Une telle interprétation est contestable :

- en premier lieu, elle revient à reconnaître à l'Union européenne une personnalité juridique qu'aucun texte ne lui attribue expressément. Si les traités prévoient que « la Communauté a la personnalité juridique », rien n'est prévu pour l'Union européenne. Un groupe de travail a été chargé, au sein de la Convention européenne, de formuler des propositions sur cette question et a suggéré de reconnaître expressément une personnalité juridique à l'Union européenne. Une telle proposition montre que l'Union n'est pas à ce jour dotée de la personnalité juridique.
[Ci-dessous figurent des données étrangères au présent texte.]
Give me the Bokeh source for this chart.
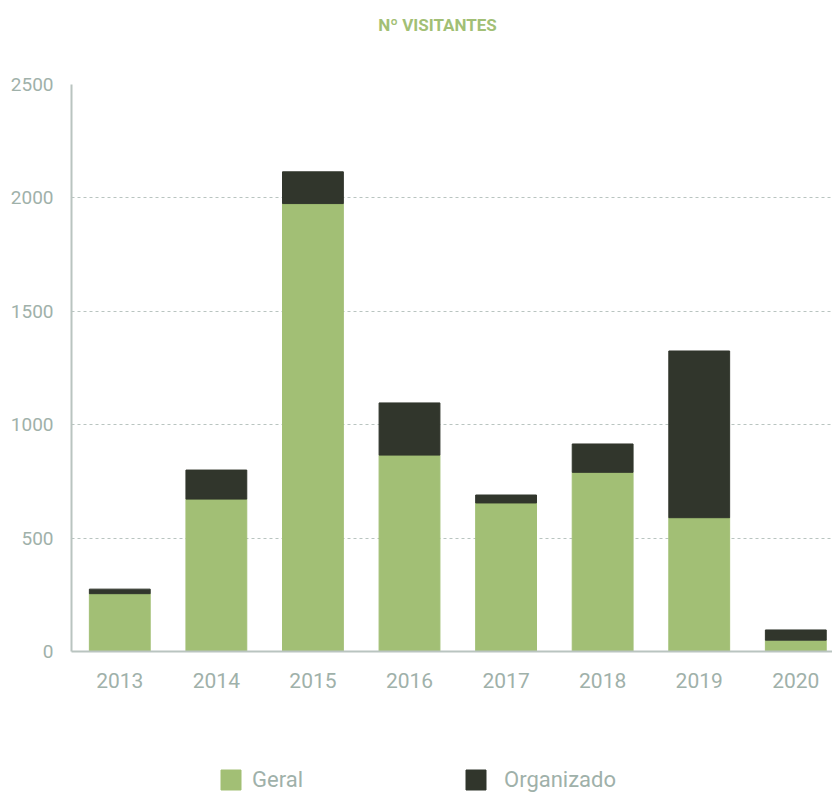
from bokeh.plotting import figure
from bokeh.models import ColumnDataSource, FixedTicker, Legend, LegendItem, Label
from bokeh.layouts import column
from bokeh.embed import file_html
from bokeh.resources import INLINE

years = ["2013", "2014", "2015", "2016", "2017", "2018", "2019", "2020"]
geral = [255, 672, 1975, 866, 655, 790, 590, 50]
organizado = [20, 128, 140, 230, 35, 125, 735, 45]
series = ["Geral", "Organizado"]
colors = ["#a2bf75", "#31362c"]
title_text = "Nº VISITANTES"

x = list(range(len(years)))
top_geral = geral
top_org = [g + o for g, o in zip(geral, organizado)]
src = ColumnDataSource(dict(x=x, geral=geral, top_geral=top_geral, top_org=top_org))

AX = "#b9c4c0"
LBL = "#9fb1aa"
FONT = "Roboto"

# title strip
p0 = figure(width=832, height=74, output_backend="svg", toolbar_location=None,
            x_range=(0, 1), y_range=(0, 1), min_border=0, title=None)
p0.axis.visible = False
p0.grid.visible = False
p0.outline_line_color = None
p0.add_layout(Label(x=366, y=50, x_units="screen", y_units="screen", text=title_text,
                    text_align="center", text_baseline="middle", text_color=colors[0],
                    text_font=FONT, text_font_size="17px", text_font_style="bold"))

p = figure(width=832, height=666, output_backend="svg", toolbar_location=None,
           x_range=(-0.5, 7.38), y_range=(0, 2500), title=None,
           min_border_left=71, min_border_right=0, min_border_top=10, min_border_bottom=89)

r1 = p.vbar(x="x", bottom=0, top="top_geral", width=0.63, color=colors[0], source=src)
r2 = p.vbar(x="x", bottom="top_geral", top="top_org", width=0.63, color=colors[1], source=src)

p.xaxis.ticker = FixedTicker(ticks=x)
p.xaxis.major_label_overrides = {i: y for i, y in enumerate(years)}
p.yaxis.ticker = FixedTicker(ticks=[0, 500, 1000, 1500, 2000, 2500])

for ax in (p.xaxis, p.yaxis):
    ax.axis_line_color = AX
    ax.axis_line_width = 2
    ax.major_tick_line_color = None
    ax.minor_tick_line_color = None
    ax.major_label_text_color = LBL
    ax.major_label_text_font = FONT
p.xaxis.major_label_text_font_size = "21px"
p.yaxis.major_label_text_font_size = "19px"
p.xaxis.major_label_standoff = 15
p.yaxis.major_label_standoff = 12

p.xgrid.grid_line_color = None
p.ygrid.grid_line_color = AX
p.ygrid.grid_line_dash = "3 3"
p.ygrid.grid_line_width = 1
p.outline_line_color = None

# legend strip
p2 = figure(width=832, height=52, output_backend="svg", toolbar_location=None,
            x_range=(0, 1), y_range=(0, 1), min_border=0, title=None)
p2.axis.visible = False
p2.grid.visible = False
p2.outline_line_color = None
g1 = p2.vbar(x=[-10], top=[-10], bottom=[-11], width=0.1, color=colors[0])
g2 = p2.vbar(x=[-10], top=[-10], bottom=[-11], width=0.1, color=colors[1])
common = dict(orientation="horizontal", glyph_width=25, glyph_height=25,
              padding=0, margin=0, border_line_color=None, background_fill_alpha=0,
              label_text_color=LBL, label_text_font=FONT, label_text_font_size="22px",
              label_height=25)
leg1 = Legend(items=[LegendItem(label=series[0], renderers=[g1])],
              location=(147, 0), label_standoff=9, **common)
leg2 = Legend(items=[LegendItem(label=series[1], renderers=[g2])],
              location=(392, 0), label_standoff=16, **common)
p2.add_layout(leg1, "center")
p2.add_layout(leg2, "center")

open("out.html", "w").write(file_html(column(p0, p, p2, spacing=0), INLINE))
En tout état de cause, la question est fortement débattue comme le montre l'exposé des motifs de la proposition de résolution soumise à votre commission ;

- en second lieu, l'interprétation juridique de l'article 24 du traité sur l'Union européenne faite par le service juridique du Conseil de l'Union revient à reconnaître à l'Union européenne une compétence externe pour négocier et conclure des accords internationaux en des matières qui relèvent pourtant de la compétence des Etats membres en vertu des traités .

Comme l'indique la proposition de résolution , « considérer que ces accords peuvent être conclus au nom de l'Union seule ne revient-il pas à reconnaître implicitement à l'Union une compétence exclusive pour négocier et signer des accords dans toutes les matières relevant de la politique étrangère et de sécurité commune, ainsi que de la coopération policière et judiciaire pénale ?

« Or, comment imaginer que, dans ces domaines, les Etats membres ne puissent plus conduire individuellement des accords internationaux, notamment sur un plan bilatéral ?

« Et, comment expliquer que la conclusion d'accords internationaux sur ces matières serait facilitée, alors même que, sur le plan interne, l'établissement d'une politique étrangère et de sécurité commune, de même que la création d'un espace de liberté, de sécurité et de justice ne sont restés que de belles et de stériles fictions du traité ?

« Ne serait-il pas paradoxal, si l'on prend le cas des présents accords, que les Etats membres s'accordent à mettre en place immédiatement des équipes communes d'enquête et à faciliter l'extradition avec les autorités américaines, sans que ces mesures ne nécessitent théoriquement une ratification préalable et une transposition dans les législations nationales, alors même que ces instruments ne sont toujours pas en vigueur au sein de l'Union ?

« Il y a là une contradiction majeure car l'Europe est prête à accorder à des pays tiers ce qu'elle se refuse à elle-même ».

Ajoutons qu'une déclaration annexée au traité d'Amsterdam exclut expressément tout transfert de compétences dans le cadre des accords passés sur le fondement de l'article 24 du traité sur l'Union européenne puisqu'elle dispose que « les dispositions des articles J.14 et K.10 (devenus les articles 24 et 38) ainsi que tout accord qui en résulte n'impliquent aucun transfert de compétences des Etats membres vers l'Union européenne ».

Il semble pourtant que les gouvernements des Etats membres aient décidé d'accepter la lecture de l'article 24 du traité sur l'Union européenne adoptée par le service juridique du Conseil.